Could you transcribe every record below exactly as written, leaving out any pictures?

> **MATERIAL**:
[start]
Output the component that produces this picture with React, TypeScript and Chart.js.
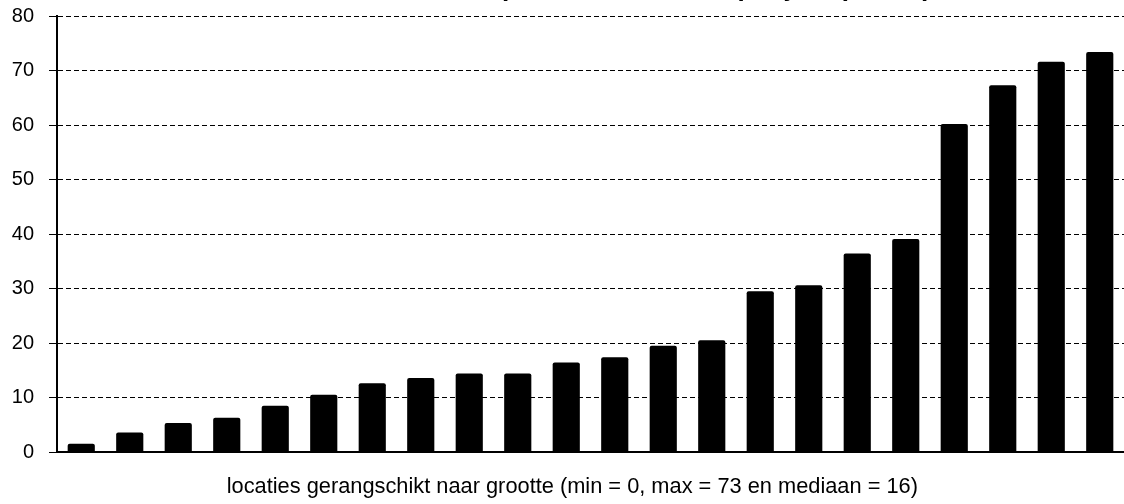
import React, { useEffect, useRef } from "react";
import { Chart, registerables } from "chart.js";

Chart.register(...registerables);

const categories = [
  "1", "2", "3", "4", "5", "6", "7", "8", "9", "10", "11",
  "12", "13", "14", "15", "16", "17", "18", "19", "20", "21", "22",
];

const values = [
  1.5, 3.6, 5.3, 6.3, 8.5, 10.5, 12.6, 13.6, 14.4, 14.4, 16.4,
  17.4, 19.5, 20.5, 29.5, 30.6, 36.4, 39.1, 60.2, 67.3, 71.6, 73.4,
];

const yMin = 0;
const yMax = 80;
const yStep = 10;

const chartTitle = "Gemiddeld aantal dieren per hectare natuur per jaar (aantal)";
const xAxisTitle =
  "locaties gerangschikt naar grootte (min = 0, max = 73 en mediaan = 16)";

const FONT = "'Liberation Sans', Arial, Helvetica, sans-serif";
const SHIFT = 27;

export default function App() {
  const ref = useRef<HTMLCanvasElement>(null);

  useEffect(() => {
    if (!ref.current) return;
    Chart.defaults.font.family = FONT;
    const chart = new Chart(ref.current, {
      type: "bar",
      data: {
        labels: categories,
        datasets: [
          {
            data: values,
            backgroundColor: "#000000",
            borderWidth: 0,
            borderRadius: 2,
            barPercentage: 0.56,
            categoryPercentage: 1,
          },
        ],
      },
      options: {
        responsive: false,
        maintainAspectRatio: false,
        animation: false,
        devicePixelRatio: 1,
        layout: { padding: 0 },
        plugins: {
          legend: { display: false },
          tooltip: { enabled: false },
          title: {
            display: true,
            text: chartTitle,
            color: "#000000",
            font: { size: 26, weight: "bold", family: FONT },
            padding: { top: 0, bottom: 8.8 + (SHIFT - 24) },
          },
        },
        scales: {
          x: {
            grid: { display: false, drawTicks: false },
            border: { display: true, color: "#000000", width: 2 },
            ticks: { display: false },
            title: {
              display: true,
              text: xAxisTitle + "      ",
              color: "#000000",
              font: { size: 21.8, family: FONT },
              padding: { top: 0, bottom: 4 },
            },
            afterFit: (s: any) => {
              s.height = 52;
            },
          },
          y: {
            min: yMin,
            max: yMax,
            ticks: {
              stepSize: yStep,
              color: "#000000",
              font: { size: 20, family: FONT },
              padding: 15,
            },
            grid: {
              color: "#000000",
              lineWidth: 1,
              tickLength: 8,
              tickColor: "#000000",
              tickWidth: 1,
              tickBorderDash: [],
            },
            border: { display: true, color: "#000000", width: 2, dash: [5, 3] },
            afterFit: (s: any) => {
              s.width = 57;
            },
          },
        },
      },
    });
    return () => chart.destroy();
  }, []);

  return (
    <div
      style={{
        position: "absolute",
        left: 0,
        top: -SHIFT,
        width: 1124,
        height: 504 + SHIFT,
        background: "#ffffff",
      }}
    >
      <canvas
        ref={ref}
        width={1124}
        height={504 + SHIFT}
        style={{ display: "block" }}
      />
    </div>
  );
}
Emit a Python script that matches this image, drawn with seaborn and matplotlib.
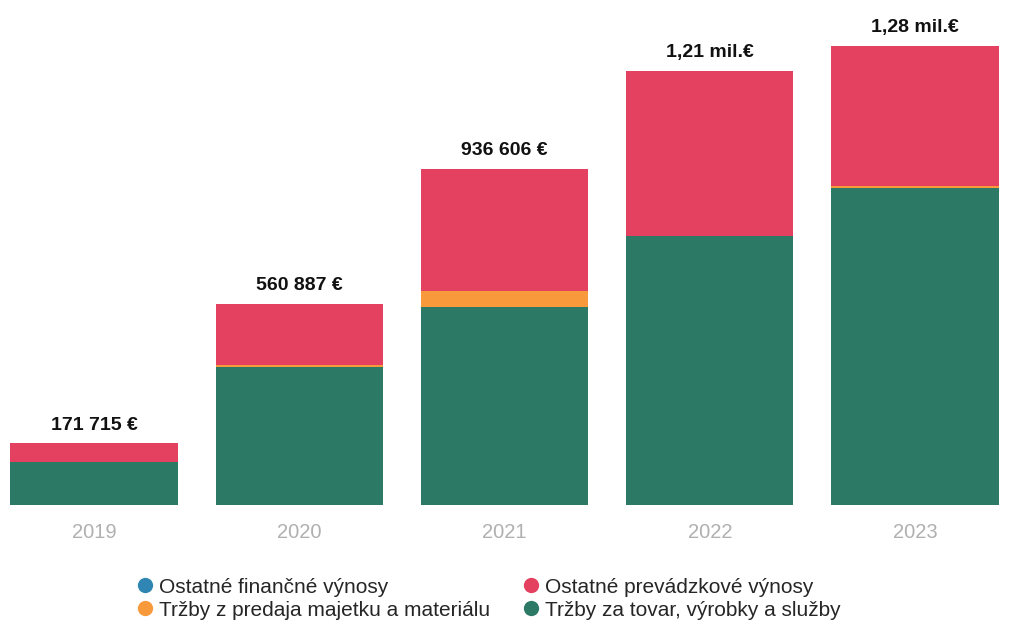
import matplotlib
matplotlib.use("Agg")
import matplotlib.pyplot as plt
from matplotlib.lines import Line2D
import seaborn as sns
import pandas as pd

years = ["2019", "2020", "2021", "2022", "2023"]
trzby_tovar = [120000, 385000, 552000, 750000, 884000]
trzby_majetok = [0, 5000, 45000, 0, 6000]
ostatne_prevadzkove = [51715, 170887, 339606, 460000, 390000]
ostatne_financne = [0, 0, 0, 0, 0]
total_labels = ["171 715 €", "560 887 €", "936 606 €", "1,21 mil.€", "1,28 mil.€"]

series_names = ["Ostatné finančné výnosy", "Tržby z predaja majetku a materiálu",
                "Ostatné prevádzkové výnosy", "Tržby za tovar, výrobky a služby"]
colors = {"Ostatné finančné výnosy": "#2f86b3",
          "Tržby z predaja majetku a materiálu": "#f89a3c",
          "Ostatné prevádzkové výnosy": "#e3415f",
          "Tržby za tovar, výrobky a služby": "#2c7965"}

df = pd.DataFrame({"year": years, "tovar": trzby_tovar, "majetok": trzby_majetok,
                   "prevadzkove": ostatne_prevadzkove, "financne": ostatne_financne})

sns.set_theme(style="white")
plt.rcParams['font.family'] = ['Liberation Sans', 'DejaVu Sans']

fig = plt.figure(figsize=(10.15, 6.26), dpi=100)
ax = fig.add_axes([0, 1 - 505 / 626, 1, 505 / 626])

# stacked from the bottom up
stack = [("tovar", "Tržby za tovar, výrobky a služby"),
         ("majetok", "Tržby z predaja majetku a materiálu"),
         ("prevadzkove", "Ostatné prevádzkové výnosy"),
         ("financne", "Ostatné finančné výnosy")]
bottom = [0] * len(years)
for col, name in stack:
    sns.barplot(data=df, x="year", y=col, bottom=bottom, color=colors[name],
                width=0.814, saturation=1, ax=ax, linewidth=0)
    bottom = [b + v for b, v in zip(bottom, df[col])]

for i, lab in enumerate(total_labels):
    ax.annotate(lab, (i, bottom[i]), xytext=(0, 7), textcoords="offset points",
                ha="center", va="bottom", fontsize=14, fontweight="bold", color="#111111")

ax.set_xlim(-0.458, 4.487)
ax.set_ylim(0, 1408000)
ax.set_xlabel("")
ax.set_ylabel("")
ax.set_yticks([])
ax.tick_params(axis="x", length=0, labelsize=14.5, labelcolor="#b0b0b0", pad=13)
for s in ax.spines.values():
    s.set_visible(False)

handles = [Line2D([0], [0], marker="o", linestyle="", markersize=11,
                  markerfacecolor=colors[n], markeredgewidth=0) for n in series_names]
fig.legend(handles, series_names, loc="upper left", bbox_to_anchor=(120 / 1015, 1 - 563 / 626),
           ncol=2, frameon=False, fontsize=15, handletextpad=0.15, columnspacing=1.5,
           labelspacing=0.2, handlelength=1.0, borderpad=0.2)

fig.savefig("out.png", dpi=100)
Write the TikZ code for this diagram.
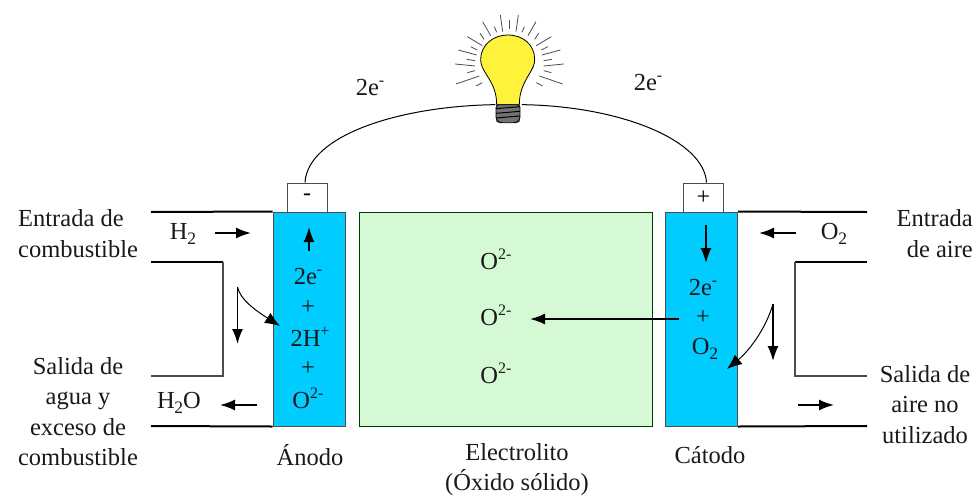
[end]
> **ANSWER IN FULL**:
Output the component that produces this picture with React, TypeScript and Chart.js.
import React, { useEffect, useRef } from "react";
import { Chart, registerables } from "chart.js";

Chart.register(...registerables);

const categories = [
  "1", "2", "3", "4", "5", "6", "7", "8", "9", "10", "11",
  "12", "13", "14", "15", "16", "17", "18", "19", "20", "21", "22",
];

const values = [
  1.5, 3.6, 5.3, 6.3, 8.5, 10.5, 12.6, 13.6, 14.4, 14.4, 16.4,
  17.4, 19.5, 20.5, 29.5, 30.6, 36.4, 39.1, 60.2, 67.3, 71.6, 73.4,
];

const yMin = 0;
const yMax = 80;
const yStep = 10;

const chartTitle = "Gemiddeld aantal dieren per hectare natuur per jaar (aantal)";
const xAxisTitle =
  "locaties gerangschikt naar grootte (min = 0, max = 73 en mediaan = 16)";

const FONT = "'Liberation Sans', Arial, Helvetica, sans-serif";
const SHIFT = 27;

export default function App() {
  const ref = useRef<HTMLCanvasElement>(null);

  useEffect(() => {
    if (!ref.current) return;
    Chart.defaults.font.family = FONT;
    const chart = new Chart(ref.current, {
      type: "bar",
      data: {
        labels: categories,
        datasets: [
          {
            data: values,
            backgroundColor: "#000000",
            borderWidth: 0,
            borderRadius: 2,
            barPercentage: 0.56,
            categoryPercentage: 1,
          },
        ],
      },
      options: {
        responsive: false,
        maintainAspectRatio: false,
        animation: false,
        devicePixelRatio: 1,
        layout: { padding: 0 },
        plugins: {
          legend: { display: false },
          tooltip: { enabled: false },
          title: {
            display: true,
            text: chartTitle,
            color: "#000000",
            font: { size: 26, weight: "bold", family: FONT },
            padding: { top: 0, bottom: 8.8 + (SHIFT - 24) },
          },
        },
        scales: {
          x: {
            grid: { display: false, drawTicks: false },
            border: { display: true, color: "#000000", width: 2 },
            ticks: { display: false },
            title: {
              display: true,
              text: xAxisTitle + "      ",
              color: "#000000",
              font: { size: 21.8, family: FONT },
              padding: { top: 0, bottom: 4 },
            },
            afterFit: (s: any) => {
              s.height = 52;
            },
          },
          y: {
            min: yMin,
            max: yMax,
            ticks: {
              stepSize: yStep,
              color: "#000000",
              font: { size: 20, family: FONT },
              padding: 15,
            },
            grid: {
              color: "#000000",
              lineWidth: 1,
              tickLength: 8,
              tickColor: "#000000",
              tickWidth: 1,
              tickBorderDash: [],
            },
            border: { display: true, color: "#000000", width: 2, dash: [5, 3] },
            afterFit: (s: any) => {
              s.width = 57;
            },
          },
        },
      },
    });
    return () => chart.destroy();
  }, []);

  return (
    <div
      style={{
        position: "absolute",
        left: 0,
        top: -SHIFT,
        width: 1124,
        height: 504 + SHIFT,
        background: "#ffffff",
      }}
    >
      <canvas
        ref={ref}
        width={1124}
        height={504 + SHIFT}
        style={{ display: "block" }}
      />
    </div>
  );
}
Emit a Python script that matches this image, drawn with seaborn and matplotlib.
import matplotlib
matplotlib.use("Agg")
import matplotlib.pyplot as plt
from matplotlib.lines import Line2D
import seaborn as sns
import pandas as pd

years = ["2019", "2020", "2021", "2022", "2023"]
trzby_tovar = [120000, 385000, 552000, 750000, 884000]
trzby_majetok = [0, 5000, 45000, 0, 6000]
ostatne_prevadzkove = [51715, 170887, 339606, 460000, 390000]
ostatne_financne = [0, 0, 0, 0, 0]
total_labels = ["171 715 €", "560 887 €", "936 606 €", "1,21 mil.€", "1,28 mil.€"]

series_names = ["Ostatné finančné výnosy", "Tržby z predaja majetku a materiálu",
                "Ostatné prevádzkové výnosy", "Tržby za tovar, výrobky a služby"]
colors = {"Ostatné finančné výnosy": "#2f86b3",
          "Tržby z predaja majetku a materiálu": "#f89a3c",
          "Ostatné prevádzkové výnosy": "#e3415f",
          "Tržby za tovar, výrobky a služby": "#2c7965"}

df = pd.DataFrame({"year": years, "tovar": trzby_tovar, "majetok": trzby_majetok,
                   "prevadzkove": ostatne_prevadzkove, "financne": ostatne_financne})

sns.set_theme(style="white")
plt.rcParams['font.family'] = ['Liberation Sans', 'DejaVu Sans']

fig = plt.figure(figsize=(10.15, 6.26), dpi=100)
ax = fig.add_axes([0, 1 - 505 / 626, 1, 505 / 626])

# stacked from the bottom up
stack = [("tovar", "Tržby za tovar, výrobky a služby"),
         ("majetok", "Tržby z predaja majetku a materiálu"),
         ("prevadzkove", "Ostatné prevádzkové výnosy"),
         ("financne", "Ostatné finančné výnosy")]
bottom = [0] * len(years)
for col, name in stack:
    sns.barplot(data=df, x="year", y=col, bottom=bottom, color=colors[name],
                width=0.814, saturation=1, ax=ax, linewidth=0)
    bottom = [b + v for b, v in zip(bottom, df[col])]

for i, lab in enumerate(total_labels):
    ax.annotate(lab, (i, bottom[i]), xytext=(0, 7), textcoords="offset points",
                ha="center", va="bottom", fontsize=14, fontweight="bold", color="#111111")

ax.set_xlim(-0.458, 4.487)
ax.set_ylim(0, 1408000)
ax.set_xlabel("")
ax.set_ylabel("")
ax.set_yticks([])
ax.tick_params(axis="x", length=0, labelsize=14.5, labelcolor="#b0b0b0", pad=13)
for s in ax.spines.values():
    s.set_visible(False)

handles = [Line2D([0], [0], marker="o", linestyle="", markersize=11,
                  markerfacecolor=colors[n], markeredgewidth=0) for n in series_names]
fig.legend(handles, series_names, loc="upper left", bbox_to_anchor=(120 / 1015, 1 - 563 / 626),
           ncol=2, frameon=False, fontsize=15, handletextpad=0.15, columnspacing=1.5,
           labelspacing=0.2, handlelength=1.0, borderpad=0.2)

fig.savefig("out.png", dpi=100)
Write the TikZ code for this diagram.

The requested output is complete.